Essendo la felicità una condizione dello spirito, e quindi immateriale, deve essere il sentimento procurato dalla gratificazione. Personalmente credo che la felicità sia la profonda e totale sensazione di appagamento che si prova nell’essere gratificati. Io provo un grande sentimento di appagamento e mi sento felice ogni volta che riesco a fare qualche cosa che sia contemporaneamente buono per me e per gli altri, e che lasci qualcosa di positivo per le generazioni future.

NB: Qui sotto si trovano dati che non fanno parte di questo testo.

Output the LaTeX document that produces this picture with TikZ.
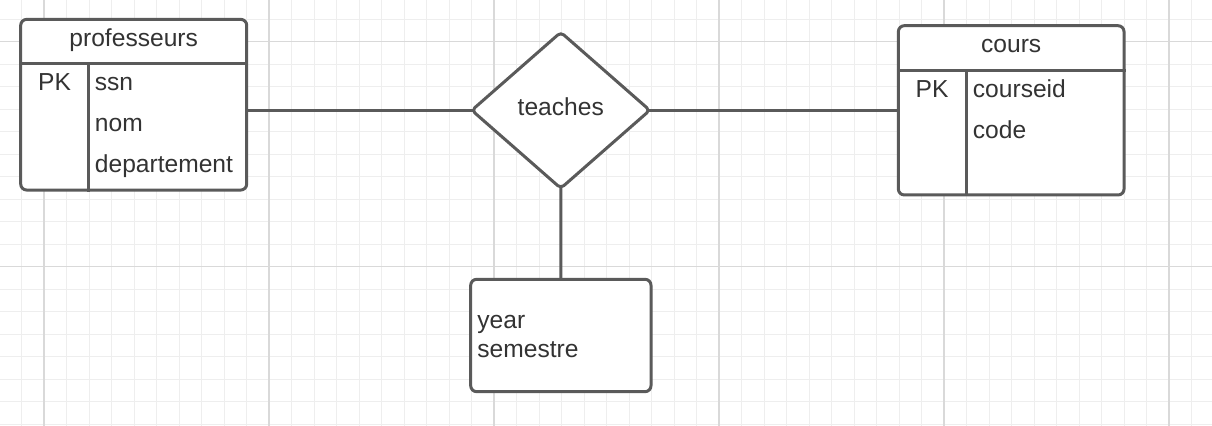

Nel nostro tempo tutti noi siamo cresciuti con un dogma: studia, così poi lavori; lavora, così poi guadagni; guadagna, così poi sarai felice. Il problema sta proprio qui: l’uomo cerca di risolvere una formula che è composta da fattori materiali, ma si aspetta un risultato immateriale, o, meglio, spirituale, che è la felicità. Per questo motivo la felicità finisce per sembrare di non esistere, di non poterla raggiungere. Tendiamo a confondere l’eccitazione effimera che si prova procurandosi un bene qualsiasi (ad esempio una macchina o una casa nuova, o una promozione) con qualcosa di più profondo e più durevole, che ci dovrebbe soddisfare in modo non superficiale. La felicità è uno stato di grazia, che devi conquistare. È di tutti dirlo: la felicità non si può comperare, però tutti comperano per essere felici.
Penso che per conquistare la felicità bisognerebbe poter sostituire il dogma studia/lavora/guadagna/sii quindi contento, che come visto porta solo a soddisfazioni materiali, con un nuovo dogma: fai del buono per te, ma contemporaneamente per gli altri. Allora la nostra vita non sarebbe come acqua sui vetri, che passa ma non lascia nulla, al massimo un po’ di inquinamento da calcare. Questa nuova formula comporta una diversa meta ed il cammino per arrivarci è ricco di spiritualità. Si addentra in valli profonde del nostro animo e procura sensazioni che non sono superficiali. Percorrere questa strada per arrivare alla felicità ci fa ricchi interiormente e raggiungere la meta ci procura una sensazione che arriva alla nostra coscienza.